▶ [Task requirements] Find every line with the string "draws" in it, count them, and reply with that count only.

(Plotting code records)
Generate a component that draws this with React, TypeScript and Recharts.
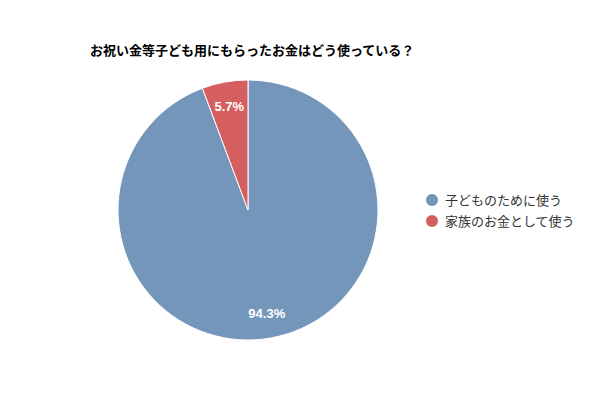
import { Cell, Pie, PieChart } from "recharts";

const categories = ["子どものために使う", "家族のお金として使う"];
const shares = [94.3, 5.7];
const colors = ["#7596bb", "#d55e5e"];

const data = categories.map((name, i) => ({ name, value: shares[i] }));

const RADIAN = Math.PI / 180;

function renderLabel(props: any) {
  const { cx, cy, midAngle, outerRadius, value } = props;
  const r = outerRadius * 0.81;
  const x = cx + r * Math.cos(-midAngle * RADIAN);
  const y = cy + r * Math.sin(-midAngle * RADIAN);
  return (
    <text
      x={x}
      y={y}
      fill="#fff"
      fontSize={13}
      fontWeight="bold"
      fontFamily="'Liberation Sans', Arial, sans-serif"
      textAnchor="middle"
      dominantBaseline="central"
    >
      {value.toFixed(1)}%
    </text>
  );
}

export default function App() {
  return (
    <div
      style={{
        position: "absolute",
        left: 0,
        top: 0,
        width: 600,
        height: 400,
        background: "#fff",
        fontFamily: "'Noto Sans CJK JP', 'Noto Sans', sans-serif",
      }}
    >
      <div
        style={{
          position: "absolute",
          left: 90,
          top: 41,
          fontSize: 13,
          fontWeight: "bold",
          color: "#000",
          lineHeight: "18px",
        }}
      >
        お祝い金等子ども用にもらったお金はどう使っている？
      </div>
      <PieChart width={600} height={400} margin={{ top: 0, right: 0, bottom: 0, left: 0 }}>
        <Pie
          data={data}
          dataKey="value"
          nameKey="name"
          cx={248}
          cy={210}
          outerRadius={130}
          startAngle={90}
          endAngle={-270}
          stroke="#fff"
          strokeWidth={1}
          label={renderLabel}
          labelLine={false}
          isAnimationActive={false}
        >
          {data.map((d, i) => (
            <Cell key={d.name} fill={colors[i]} />
          ))}
        </Pie>
      </PieChart>
      <div style={{ position: "absolute", left: 426, top: 189 }}>
        {data.map((d, i) => (
          <div
            key={d.name}
            style={{ display: "flex", alignItems: "center", height: 21, fontSize: 13, color: "#333" }}
          >
            <span
              style={{
                display: "inline-block",
                width: 12,
                height: 12,
                borderRadius: 6,
                background: colors[i],
                marginRight: 7,
              }}
            />
            {d.name}
          </div>
        ))}
      </div>
    </div>
  );
}
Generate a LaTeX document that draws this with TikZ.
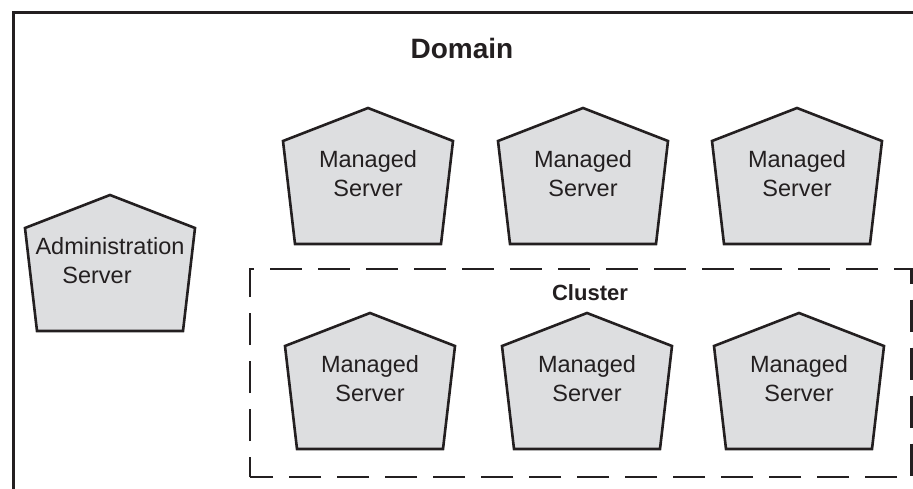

▶ [The solution] 2